Write out the data below in full. Keep it exact.
:: DATA FOR THIS EXERCISE ::
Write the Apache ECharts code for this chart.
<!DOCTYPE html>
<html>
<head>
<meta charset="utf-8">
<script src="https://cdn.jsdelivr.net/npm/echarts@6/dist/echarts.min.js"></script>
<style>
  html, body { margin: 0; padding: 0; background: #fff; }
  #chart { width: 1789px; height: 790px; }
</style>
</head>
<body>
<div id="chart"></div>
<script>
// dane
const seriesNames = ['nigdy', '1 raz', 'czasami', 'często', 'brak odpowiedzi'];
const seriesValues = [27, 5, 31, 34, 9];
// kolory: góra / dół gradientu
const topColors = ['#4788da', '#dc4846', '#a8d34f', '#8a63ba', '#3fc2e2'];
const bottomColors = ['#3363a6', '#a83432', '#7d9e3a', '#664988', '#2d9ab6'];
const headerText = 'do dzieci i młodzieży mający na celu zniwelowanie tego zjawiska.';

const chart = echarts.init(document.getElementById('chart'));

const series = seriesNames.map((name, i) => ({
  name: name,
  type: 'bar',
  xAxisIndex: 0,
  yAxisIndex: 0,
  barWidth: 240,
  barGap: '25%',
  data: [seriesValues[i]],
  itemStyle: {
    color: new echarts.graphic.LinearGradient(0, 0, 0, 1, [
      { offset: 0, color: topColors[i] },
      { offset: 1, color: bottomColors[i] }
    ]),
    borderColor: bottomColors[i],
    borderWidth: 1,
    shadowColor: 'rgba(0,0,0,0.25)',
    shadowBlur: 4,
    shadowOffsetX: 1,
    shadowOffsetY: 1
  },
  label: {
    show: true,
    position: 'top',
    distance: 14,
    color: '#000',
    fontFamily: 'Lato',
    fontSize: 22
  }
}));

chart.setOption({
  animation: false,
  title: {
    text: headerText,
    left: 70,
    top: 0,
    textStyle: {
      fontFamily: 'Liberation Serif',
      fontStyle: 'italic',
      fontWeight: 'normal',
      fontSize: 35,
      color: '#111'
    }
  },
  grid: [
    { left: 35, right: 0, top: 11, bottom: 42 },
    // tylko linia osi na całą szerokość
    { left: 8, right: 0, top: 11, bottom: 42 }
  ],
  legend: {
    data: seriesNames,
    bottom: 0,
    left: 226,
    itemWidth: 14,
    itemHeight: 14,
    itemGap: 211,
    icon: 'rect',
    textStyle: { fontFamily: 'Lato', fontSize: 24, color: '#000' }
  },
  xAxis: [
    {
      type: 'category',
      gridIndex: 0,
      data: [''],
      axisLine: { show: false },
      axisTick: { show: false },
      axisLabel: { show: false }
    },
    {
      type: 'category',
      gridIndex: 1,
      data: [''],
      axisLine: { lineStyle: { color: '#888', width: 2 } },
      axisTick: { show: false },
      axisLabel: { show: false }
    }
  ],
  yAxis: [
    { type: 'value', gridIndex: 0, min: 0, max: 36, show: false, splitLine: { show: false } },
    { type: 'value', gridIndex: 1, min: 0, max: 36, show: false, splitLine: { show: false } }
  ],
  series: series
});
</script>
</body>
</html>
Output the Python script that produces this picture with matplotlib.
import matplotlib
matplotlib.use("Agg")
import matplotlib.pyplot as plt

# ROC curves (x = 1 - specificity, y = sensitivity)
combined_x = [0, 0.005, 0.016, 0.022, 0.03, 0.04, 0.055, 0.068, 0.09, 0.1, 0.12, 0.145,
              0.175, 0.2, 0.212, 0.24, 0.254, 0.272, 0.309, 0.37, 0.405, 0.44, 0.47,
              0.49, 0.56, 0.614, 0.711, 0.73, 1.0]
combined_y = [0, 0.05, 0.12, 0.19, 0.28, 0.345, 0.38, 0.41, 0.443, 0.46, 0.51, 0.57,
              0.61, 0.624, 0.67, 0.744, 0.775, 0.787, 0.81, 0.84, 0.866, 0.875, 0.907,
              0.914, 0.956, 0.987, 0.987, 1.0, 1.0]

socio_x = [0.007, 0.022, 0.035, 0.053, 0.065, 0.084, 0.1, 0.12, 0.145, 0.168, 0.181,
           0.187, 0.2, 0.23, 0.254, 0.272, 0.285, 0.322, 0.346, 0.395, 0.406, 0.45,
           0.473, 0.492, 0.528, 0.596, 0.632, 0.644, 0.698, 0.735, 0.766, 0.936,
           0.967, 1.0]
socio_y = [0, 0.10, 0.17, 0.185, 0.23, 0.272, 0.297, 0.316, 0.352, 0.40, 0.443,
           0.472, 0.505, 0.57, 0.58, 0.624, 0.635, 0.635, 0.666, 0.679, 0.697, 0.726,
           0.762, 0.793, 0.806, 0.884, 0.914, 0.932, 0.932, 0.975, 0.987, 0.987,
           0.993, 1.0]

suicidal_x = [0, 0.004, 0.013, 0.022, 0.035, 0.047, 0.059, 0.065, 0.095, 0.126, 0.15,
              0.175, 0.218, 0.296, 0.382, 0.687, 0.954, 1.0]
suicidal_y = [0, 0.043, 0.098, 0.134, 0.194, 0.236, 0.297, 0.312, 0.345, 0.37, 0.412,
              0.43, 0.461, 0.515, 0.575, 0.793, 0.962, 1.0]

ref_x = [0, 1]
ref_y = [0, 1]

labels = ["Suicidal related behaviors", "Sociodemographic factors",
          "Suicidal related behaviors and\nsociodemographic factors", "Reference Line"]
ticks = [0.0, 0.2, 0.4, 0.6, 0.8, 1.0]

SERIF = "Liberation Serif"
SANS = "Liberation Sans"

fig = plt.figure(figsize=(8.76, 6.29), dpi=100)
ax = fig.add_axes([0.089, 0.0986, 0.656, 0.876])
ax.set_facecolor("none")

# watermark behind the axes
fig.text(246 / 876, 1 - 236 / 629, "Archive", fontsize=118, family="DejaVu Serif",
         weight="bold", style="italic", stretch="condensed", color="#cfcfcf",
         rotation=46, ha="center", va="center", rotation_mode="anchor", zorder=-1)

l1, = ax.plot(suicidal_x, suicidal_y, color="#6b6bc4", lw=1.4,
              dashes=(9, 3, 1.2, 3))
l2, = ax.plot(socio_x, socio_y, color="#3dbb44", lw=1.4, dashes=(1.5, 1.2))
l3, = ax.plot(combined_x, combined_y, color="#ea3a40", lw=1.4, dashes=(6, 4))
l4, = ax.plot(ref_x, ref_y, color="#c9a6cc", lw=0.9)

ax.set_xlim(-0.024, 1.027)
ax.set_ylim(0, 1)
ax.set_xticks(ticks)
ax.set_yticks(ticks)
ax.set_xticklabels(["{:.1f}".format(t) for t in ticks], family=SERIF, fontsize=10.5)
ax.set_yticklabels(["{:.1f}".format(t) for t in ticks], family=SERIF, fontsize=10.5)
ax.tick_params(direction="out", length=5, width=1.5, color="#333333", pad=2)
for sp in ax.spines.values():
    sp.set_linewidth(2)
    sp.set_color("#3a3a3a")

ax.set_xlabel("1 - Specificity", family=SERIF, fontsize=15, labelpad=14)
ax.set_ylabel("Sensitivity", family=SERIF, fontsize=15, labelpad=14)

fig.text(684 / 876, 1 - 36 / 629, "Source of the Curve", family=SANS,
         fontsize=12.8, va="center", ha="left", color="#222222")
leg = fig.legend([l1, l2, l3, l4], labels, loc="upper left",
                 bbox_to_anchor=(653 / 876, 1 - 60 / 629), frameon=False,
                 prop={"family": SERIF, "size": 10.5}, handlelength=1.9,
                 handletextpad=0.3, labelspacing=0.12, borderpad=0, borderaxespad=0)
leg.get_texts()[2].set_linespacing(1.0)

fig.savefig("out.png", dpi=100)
:::
- _FINAL RESULT_
Write the Apache ECharts code for this chart.
<!DOCTYPE html>
<html>
<head>
<meta charset="utf-8">
<script src="https://cdn.jsdelivr.net/npm/echarts@6/dist/echarts.min.js"></script>
<style>
  html, body { margin: 0; padding: 0; background: #fff; }
  #chart { width: 1789px; height: 790px; }
</style>
</head>
<body>
<div id="chart"></div>
<script>
// dane
const seriesNames = ['nigdy', '1 raz', 'czasami', 'często', 'brak odpowiedzi'];
const seriesValues = [27, 5, 31, 34, 9];
// kolory: góra / dół gradientu
const topColors = ['#4788da', '#dc4846', '#a8d34f', '#8a63ba', '#3fc2e2'];
const bottomColors = ['#3363a6', '#a83432', '#7d9e3a', '#664988', '#2d9ab6'];
const headerText = 'do dzieci i młodzieży mający na celu zniwelowanie tego zjawiska.';

const chart = echarts.init(document.getElementById('chart'));

const series = seriesNames.map((name, i) => ({
  name: name,
  type: 'bar',
  xAxisIndex: 0,
  yAxisIndex: 0,
  barWidth: 240,
  barGap: '25%',
  data: [seriesValues[i]],
  itemStyle: {
    color: new echarts.graphic.LinearGradient(0, 0, 0, 1, [
      { offset: 0, color: topColors[i] },
      { offset: 1, color: bottomColors[i] }
    ]),
    borderColor: bottomColors[i],
    borderWidth: 1,
    shadowColor: 'rgba(0,0,0,0.25)',
    shadowBlur: 4,
    shadowOffsetX: 1,
    shadowOffsetY: 1
  },
  label: {
    show: true,
    position: 'top',
    distance: 14,
    color: '#000',
    fontFamily: 'Lato',
    fontSize: 22
  }
}));

chart.setOption({
  animation: false,
  title: {
    text: headerText,
    left: 70,
    top: 0,
    textStyle: {
      fontFamily: 'Liberation Serif',
      fontStyle: 'italic',
      fontWeight: 'normal',
      fontSize: 35,
      color: '#111'
    }
  },
  grid: [
    { left: 35, right: 0, top: 11, bottom: 42 },
    // tylko linia osi na całą szerokość
    { left: 8, right: 0, top: 11, bottom: 42 }
  ],
  legend: {
    data: seriesNames,
    bottom: 0,
    left: 226,
    itemWidth: 14,
    itemHeight: 14,
    itemGap: 211,
    icon: 'rect',
    textStyle: { fontFamily: 'Lato', fontSize: 24, color: '#000' }
  },
  xAxis: [
    {
      type: 'category',
      gridIndex: 0,
      data: [''],
      axisLine: { show: false },
      axisTick: { show: false },
      axisLabel: { show: false }
    },
    {
      type: 'category',
      gridIndex: 1,
      data: [''],
      axisLine: { lineStyle: { color: '#888', width: 2 } },
      axisTick: { show: false },
      axisLabel: { show: false }
    }
  ],
  yAxis: [
    { type: 'value', gridIndex: 0, min: 0, max: 36, show: false, splitLine: { show: false } },
    { type: 'value', gridIndex: 1, min: 0, max: 36, show: false, splitLine: { show: false } }
  ],
  series: series
});
</script>
</body>
</html>
Output the Python script that produces this picture with matplotlib.
import matplotlib
matplotlib.use("Agg")
import matplotlib.pyplot as plt

# ROC curves (x = 1 - specificity, y = sensitivity)
combined_x = [0, 0.005, 0.016, 0.022, 0.03, 0.04, 0.055, 0.068, 0.09, 0.1, 0.12, 0.145,
              0.175, 0.2, 0.212, 0.24, 0.254, 0.272, 0.309, 0.37, 0.405, 0.44, 0.47,
              0.49, 0.56, 0.614, 0.711, 0.73, 1.0]
combined_y = [0, 0.05, 0.12, 0.19, 0.28, 0.345, 0.38, 0.41, 0.443, 0.46, 0.51, 0.57,
              0.61, 0.624, 0.67, 0.744, 0.775, 0.787, 0.81, 0.84, 0.866, 0.875, 0.907,
              0.914, 0.956, 0.987, 0.987, 1.0, 1.0]

socio_x = [0.007, 0.022, 0.035, 0.053, 0.065, 0.084, 0.1, 0.12, 0.145, 0.168, 0.181,
           0.187, 0.2, 0.23, 0.254, 0.272, 0.285, 0.322, 0.346, 0.395, 0.406, 0.45,
           0.473, 0.492, 0.528, 0.596, 0.632, 0.644, 0.698, 0.735, 0.766, 0.936,
           0.967, 1.0]
socio_y = [0, 0.10, 0.17, 0.185, 0.23, 0.272, 0.297, 0.316, 0.352, 0.40, 0.443,
           0.472, 0.505, 0.57, 0.58, 0.624, 0.635, 0.635, 0.666, 0.679, 0.697, 0.726,
           0.762, 0.793, 0.806, 0.884, 0.914, 0.932, 0.932, 0.975, 0.987, 0.987,
           0.993, 1.0]

suicidal_x = [0, 0.004, 0.013, 0.022, 0.035, 0.047, 0.059, 0.065, 0.095, 0.126, 0.15,
              0.175, 0.218, 0.296, 0.382, 0.687, 0.954, 1.0]
suicidal_y = [0, 0.043, 0.098, 0.134, 0.194, 0.236, 0.297, 0.312, 0.345, 0.37, 0.412,
              0.43, 0.461, 0.515, 0.575, 0.793, 0.962, 1.0]

ref_x = [0, 1]
ref_y = [0, 1]

labels = ["Suicidal related behaviors", "Sociodemographic factors",
          "Suicidal related behaviors and\nsociodemographic factors", "Reference Line"]
ticks = [0.0, 0.2, 0.4, 0.6, 0.8, 1.0]

SERIF = "Liberation Serif"
SANS = "Liberation Sans"

fig = plt.figure(figsize=(8.76, 6.29), dpi=100)
ax = fig.add_axes([0.089, 0.0986, 0.656, 0.876])
ax.set_facecolor("none")

# watermark behind the axes
fig.text(246 / 876, 1 - 236 / 629, "Archive", fontsize=118, family="DejaVu Serif",
         weight="bold", style="italic", stretch="condensed", color="#cfcfcf",
         rotation=46, ha="center", va="center", rotation_mode="anchor", zorder=-1)

l1, = ax.plot(suicidal_x, suicidal_y, color="#6b6bc4", lw=1.4,
              dashes=(9, 3, 1.2, 3))
l2, = ax.plot(socio_x, socio_y, color="#3dbb44", lw=1.4, dashes=(1.5, 1.2))
l3, = ax.plot(combined_x, combined_y, color="#ea3a40", lw=1.4, dashes=(6, 4))
l4, = ax.plot(ref_x, ref_y, color="#c9a6cc", lw=0.9)

ax.set_xlim(-0.024, 1.027)
ax.set_ylim(0, 1)
ax.set_xticks(ticks)
ax.set_yticks(ticks)
ax.set_xticklabels(["{:.1f}".format(t) for t in ticks], family=SERIF, fontsize=10.5)
ax.set_yticklabels(["{:.1f}".format(t) for t in ticks], family=SERIF, fontsize=10.5)
ax.tick_params(direction="out", length=5, width=1.5, color="#333333", pad=2)
for sp in ax.spines.values():
    sp.set_linewidth(2)
    sp.set_color("#3a3a3a")

ax.set_xlabel("1 - Specificity", family=SERIF, fontsize=15, labelpad=14)
ax.set_ylabel("Sensitivity", family=SERIF, fontsize=15, labelpad=14)

fig.text(684 / 876, 1 - 36 / 629, "Source of the Curve", family=SANS,
         fontsize=12.8, va="center", ha="left", color="#222222")
leg = fig.legend([l1, l2, l3, l4], labels, loc="upper left",
                 bbox_to_anchor=(653 / 876, 1 - 60 / 629), frameon=False,
                 prop={"family": SERIF, "size": 10.5}, handlelength=1.9,
                 handletextpad=0.3, labelspacing=0.12, borderpad=0, borderaxespad=0)
leg.get_texts()[2].set_linespacing(1.0)

fig.savefig("out.png", dpi=100)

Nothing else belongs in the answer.